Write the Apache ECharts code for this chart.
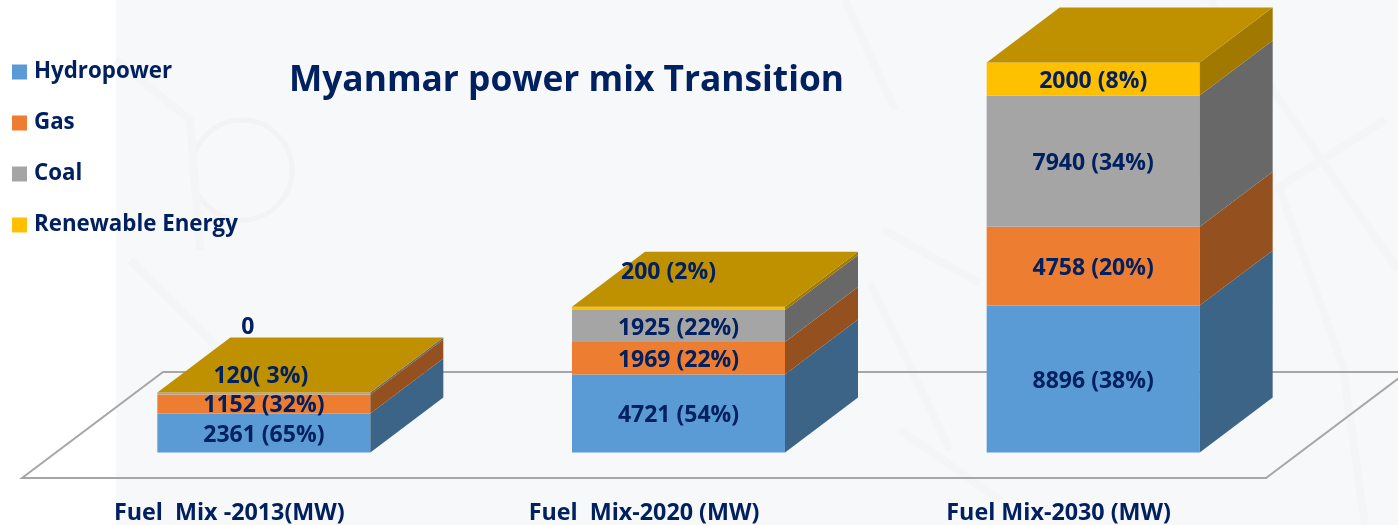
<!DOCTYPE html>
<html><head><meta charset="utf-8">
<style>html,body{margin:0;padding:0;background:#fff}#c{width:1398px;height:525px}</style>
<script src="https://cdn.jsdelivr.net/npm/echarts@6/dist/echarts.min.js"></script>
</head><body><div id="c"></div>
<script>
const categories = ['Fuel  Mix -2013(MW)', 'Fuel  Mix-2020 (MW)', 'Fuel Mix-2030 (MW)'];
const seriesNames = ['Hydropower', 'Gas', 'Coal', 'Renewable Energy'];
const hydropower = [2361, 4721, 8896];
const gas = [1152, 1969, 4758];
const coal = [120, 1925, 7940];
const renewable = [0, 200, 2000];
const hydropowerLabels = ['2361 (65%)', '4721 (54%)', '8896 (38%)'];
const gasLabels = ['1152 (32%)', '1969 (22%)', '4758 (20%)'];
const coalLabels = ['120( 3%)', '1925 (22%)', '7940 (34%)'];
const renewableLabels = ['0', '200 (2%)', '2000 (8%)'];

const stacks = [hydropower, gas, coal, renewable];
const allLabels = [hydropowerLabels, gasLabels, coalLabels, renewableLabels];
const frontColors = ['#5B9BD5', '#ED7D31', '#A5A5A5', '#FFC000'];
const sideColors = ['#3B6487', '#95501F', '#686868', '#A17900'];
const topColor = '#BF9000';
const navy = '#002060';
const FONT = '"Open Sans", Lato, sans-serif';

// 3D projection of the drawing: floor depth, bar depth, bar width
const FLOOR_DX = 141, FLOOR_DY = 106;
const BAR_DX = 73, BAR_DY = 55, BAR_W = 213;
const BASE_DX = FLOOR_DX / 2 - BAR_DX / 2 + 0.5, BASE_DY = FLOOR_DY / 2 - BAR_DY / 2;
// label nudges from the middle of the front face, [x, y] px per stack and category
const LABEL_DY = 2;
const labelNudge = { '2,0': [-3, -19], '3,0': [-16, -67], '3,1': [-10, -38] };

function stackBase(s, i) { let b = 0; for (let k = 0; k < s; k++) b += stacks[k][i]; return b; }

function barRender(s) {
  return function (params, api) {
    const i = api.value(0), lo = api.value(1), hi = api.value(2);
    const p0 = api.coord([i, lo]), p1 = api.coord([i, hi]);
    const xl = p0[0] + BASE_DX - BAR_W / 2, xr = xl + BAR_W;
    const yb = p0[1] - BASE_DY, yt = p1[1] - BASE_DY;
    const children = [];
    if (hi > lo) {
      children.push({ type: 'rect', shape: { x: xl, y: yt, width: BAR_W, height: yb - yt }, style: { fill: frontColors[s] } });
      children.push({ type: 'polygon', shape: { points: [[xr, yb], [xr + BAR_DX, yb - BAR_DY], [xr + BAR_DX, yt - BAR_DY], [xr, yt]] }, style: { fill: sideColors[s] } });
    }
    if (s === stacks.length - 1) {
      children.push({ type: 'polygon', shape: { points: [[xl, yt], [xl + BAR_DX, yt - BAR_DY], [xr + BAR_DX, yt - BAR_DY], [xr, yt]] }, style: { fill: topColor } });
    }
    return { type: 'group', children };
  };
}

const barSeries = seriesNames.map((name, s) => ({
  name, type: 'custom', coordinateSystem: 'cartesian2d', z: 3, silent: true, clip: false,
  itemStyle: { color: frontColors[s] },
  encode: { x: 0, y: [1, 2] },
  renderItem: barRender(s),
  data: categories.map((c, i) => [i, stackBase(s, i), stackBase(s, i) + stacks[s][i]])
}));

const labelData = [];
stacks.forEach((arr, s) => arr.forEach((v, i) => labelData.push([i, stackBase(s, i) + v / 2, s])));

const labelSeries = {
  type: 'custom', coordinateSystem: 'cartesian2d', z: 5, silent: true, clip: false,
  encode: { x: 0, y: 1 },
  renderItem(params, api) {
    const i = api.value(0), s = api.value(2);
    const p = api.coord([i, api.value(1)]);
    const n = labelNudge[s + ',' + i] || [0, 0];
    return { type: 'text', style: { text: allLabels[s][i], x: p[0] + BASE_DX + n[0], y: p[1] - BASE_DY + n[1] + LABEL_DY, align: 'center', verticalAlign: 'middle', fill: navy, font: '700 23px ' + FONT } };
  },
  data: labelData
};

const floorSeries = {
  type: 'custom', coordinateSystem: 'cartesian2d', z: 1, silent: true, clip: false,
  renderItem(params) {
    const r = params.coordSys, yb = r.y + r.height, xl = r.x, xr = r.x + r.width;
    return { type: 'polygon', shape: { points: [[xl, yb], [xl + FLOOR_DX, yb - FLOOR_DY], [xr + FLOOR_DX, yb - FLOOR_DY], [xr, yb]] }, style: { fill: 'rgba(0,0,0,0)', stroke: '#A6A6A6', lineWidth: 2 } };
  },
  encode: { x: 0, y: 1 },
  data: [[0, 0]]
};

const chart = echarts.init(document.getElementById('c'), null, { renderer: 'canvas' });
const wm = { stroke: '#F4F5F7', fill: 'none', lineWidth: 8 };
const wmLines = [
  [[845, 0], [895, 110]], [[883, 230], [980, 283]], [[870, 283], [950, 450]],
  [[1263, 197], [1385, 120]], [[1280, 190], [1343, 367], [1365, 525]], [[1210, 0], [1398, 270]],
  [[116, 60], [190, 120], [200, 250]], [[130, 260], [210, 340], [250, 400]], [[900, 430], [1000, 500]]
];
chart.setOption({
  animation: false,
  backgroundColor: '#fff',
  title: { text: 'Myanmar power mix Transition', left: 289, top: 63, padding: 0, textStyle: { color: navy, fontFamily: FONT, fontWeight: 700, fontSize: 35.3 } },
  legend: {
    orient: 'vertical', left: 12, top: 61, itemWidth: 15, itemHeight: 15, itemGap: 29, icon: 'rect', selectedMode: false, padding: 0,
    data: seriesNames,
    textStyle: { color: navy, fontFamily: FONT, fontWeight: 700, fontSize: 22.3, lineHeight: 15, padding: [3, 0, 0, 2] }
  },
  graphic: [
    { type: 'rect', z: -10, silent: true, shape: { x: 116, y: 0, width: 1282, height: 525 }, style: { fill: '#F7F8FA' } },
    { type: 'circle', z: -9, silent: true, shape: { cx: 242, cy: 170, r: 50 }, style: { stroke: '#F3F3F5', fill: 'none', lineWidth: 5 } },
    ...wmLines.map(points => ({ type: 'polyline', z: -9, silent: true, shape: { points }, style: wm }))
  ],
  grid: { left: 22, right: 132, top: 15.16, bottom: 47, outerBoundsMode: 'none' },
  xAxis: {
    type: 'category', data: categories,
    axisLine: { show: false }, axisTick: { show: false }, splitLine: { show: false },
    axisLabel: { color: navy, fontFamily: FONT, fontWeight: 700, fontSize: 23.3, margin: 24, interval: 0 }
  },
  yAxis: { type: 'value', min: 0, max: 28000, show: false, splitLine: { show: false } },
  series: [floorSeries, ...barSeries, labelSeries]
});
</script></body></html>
——————
What this task involves ▸ Repeat the material verbatim. Do not carry over any picture.

Finished answer ▸
Write the Apache ECharts code for this chart.
<!DOCTYPE html>
<html><head><meta charset="utf-8">
<style>html,body{margin:0;padding:0;background:#fff}#c{width:1398px;height:525px}</style>
<script src="https://cdn.jsdelivr.net/npm/echarts@6/dist/echarts.min.js"></script>
</head><body><div id="c"></div>
<script>
const categories = ['Fuel  Mix -2013(MW)', 'Fuel  Mix-2020 (MW)', 'Fuel Mix-2030 (MW)'];
const seriesNames = ['Hydropower', 'Gas', 'Coal', 'Renewable Energy'];
const hydropower = [2361, 4721, 8896];
const gas = [1152, 1969, 4758];
const coal = [120, 1925, 7940];
const renewable = [0, 200, 2000];
const hydropowerLabels = ['2361 (65%)', '4721 (54%)', '8896 (38%)'];
const gasLabels = ['1152 (32%)', '1969 (22%)', '4758 (20%)'];
const coalLabels = ['120( 3%)', '1925 (22%)', '7940 (34%)'];
const renewableLabels = ['0', '200 (2%)', '2000 (8%)'];

const stacks = [hydropower, gas, coal, renewable];
const allLabels = [hydropowerLabels, gasLabels, coalLabels, renewableLabels];
const frontColors = ['#5B9BD5', '#ED7D31', '#A5A5A5', '#FFC000'];
const sideColors = ['#3B6487', '#95501F', '#686868', '#A17900'];
const topColor = '#BF9000';
const navy = '#002060';
const FONT = '"Open Sans", Lato, sans-serif';

// 3D projection of the drawing: floor depth, bar depth, bar width
const FLOOR_DX = 141, FLOOR_DY = 106;
const BAR_DX = 73, BAR_DY = 55, BAR_W = 213;
const BASE_DX = FLOOR_DX / 2 - BAR_DX / 2 + 0.5, BASE_DY = FLOOR_DY / 2 - BAR_DY / 2;
// label nudges from the middle of the front face, [x, y] px per stack and category
const LABEL_DY = 2;
const labelNudge = { '2,0': [-3, -19], '3,0': [-16, -67], '3,1': [-10, -38] };

function stackBase(s, i) { let b = 0; for (let k = 0; k < s; k++) b += stacks[k][i]; return b; }

function barRender(s) {
  return function (params, api) {
    const i = api.value(0), lo = api.value(1), hi = api.value(2);
    const p0 = api.coord([i, lo]), p1 = api.coord([i, hi]);
    const xl = p0[0] + BASE_DX - BAR_W / 2, xr = xl + BAR_W;
    const yb = p0[1] - BASE_DY, yt = p1[1] - BASE_DY;
    const children = [];
    if (hi > lo) {
      children.push({ type: 'rect', shape: { x: xl, y: yt, width: BAR_W, height: yb - yt }, style: { fill: frontColors[s] } });
      children.push({ type: 'polygon', shape: { points: [[xr, yb], [xr + BAR_DX, yb - BAR_DY], [xr + BAR_DX, yt - BAR_DY], [xr, yt]] }, style: { fill: sideColors[s] } });
    }
    if (s === stacks.length - 1) {
      children.push({ type: 'polygon', shape: { points: [[xl, yt], [xl + BAR_DX, yt - BAR_DY], [xr + BAR_DX, yt - BAR_DY], [xr, yt]] }, style: { fill: topColor } });
    }
    return { type: 'group', children };
  };
}

const barSeries = seriesNames.map((name, s) => ({
  name, type: 'custom', coordinateSystem: 'cartesian2d', z: 3, silent: true, clip: false,
  itemStyle: { color: frontColors[s] },
  encode: { x: 0, y: [1, 2] },
  renderItem: barRender(s),
  data: categories.map((c, i) => [i, stackBase(s, i), stackBase(s, i) + stacks[s][i]])
}));

const labelData = [];
stacks.forEach((arr, s) => arr.forEach((v, i) => labelData.push([i, stackBase(s, i) + v / 2, s])));

const labelSeries = {
  type: 'custom', coordinateSystem: 'cartesian2d', z: 5, silent: true, clip: false,
  encode: { x: 0, y: 1 },
  renderItem(params, api) {
    const i = api.value(0), s = api.value(2);
    const p = api.coord([i, api.value(1)]);
    const n = labelNudge[s + ',' + i] || [0, 0];
    return { type: 'text', style: { text: allLabels[s][i], x: p[0] + BASE_DX + n[0], y: p[1] - BASE_DY + n[1] + LABEL_DY, align: 'center', verticalAlign: 'middle', fill: navy, font: '700 23px ' + FONT } };
  },
  data: labelData
};

const floorSeries = {
  type: 'custom', coordinateSystem: 'cartesian2d', z: 1, silent: true, clip: false,
  renderItem(params) {
    const r = params.coordSys, yb = r.y + r.height, xl = r.x, xr = r.x + r.width;
    return { type: 'polygon', shape: { points: [[xl, yb], [xl + FLOOR_DX, yb - FLOOR_DY], [xr + FLOOR_DX, yb - FLOOR_DY], [xr, yb]] }, style: { fill: 'rgba(0,0,0,0)', stroke: '#A6A6A6', lineWidth: 2 } };
  },
  encode: { x: 0, y: 1 },
  data: [[0, 0]]
};

const chart = echarts.init(document.getElementById('c'), null, { renderer: 'canvas' });
const wm = { stroke: '#F4F5F7', fill: 'none', lineWidth: 8 };
const wmLines = [
  [[845, 0], [895, 110]], [[883, 230], [980, 283]], [[870, 283], [950, 450]],
  [[1263, 197], [1385, 120]], [[1280, 190], [1343, 367], [1365, 525]], [[1210, 0], [1398, 270]],
  [[116, 60], [190, 120], [200, 250]], [[130, 260], [210, 340], [250, 400]], [[900, 430], [1000, 500]]
];
chart.setOption({
  animation: false,
  backgroundColor: '#fff',
  title: { text: 'Myanmar power mix Transition', left: 289, top: 63, padding: 0, textStyle: { color: navy, fontFamily: FONT, fontWeight: 700, fontSize: 35.3 } },
  legend: {
    orient: 'vertical', left: 12, top: 61, itemWidth: 15, itemHeight: 15, itemGap: 29, icon: 'rect', selectedMode: false, padding: 0,
    data: seriesNames,
    textStyle: { color: navy, fontFamily: FONT, fontWeight: 700, fontSize: 22.3, lineHeight: 15, padding: [3, 0, 0, 2] }
  },
  graphic: [
    { type: 'rect', z: -10, silent: true, shape: { x: 116, y: 0, width: 1282, height: 525 }, style: { fill: '#F7F8FA' } },
    { type: 'circle', z: -9, silent: true, shape: { cx: 242, cy: 170, r: 50 }, style: { stroke: '#F3F3F5', fill: 'none', lineWidth: 5 } },
    ...wmLines.map(points => ({ type: 'polyline', z: -9, silent: true, shape: { points }, style: wm }))
  ],
  grid: { left: 22, right: 132, top: 15.16, bottom: 47, outerBoundsMode: 'none' },
  xAxis: {
    type: 'category', data: categories,
    axisLine: { show: false }, axisTick: { show: false }, splitLine: { show: false },
    axisLabel: { color: navy, fontFamily: FONT, fontWeight: 700, fontSize: 23.3, margin: 24, interval: 0 }
  },
  yAxis: { type: 'value', min: 0, max: 28000, show: false, splitLine: { show: false } },
  series: [floorSeries, ...barSeries, labelSeries]
});
</script></body></html>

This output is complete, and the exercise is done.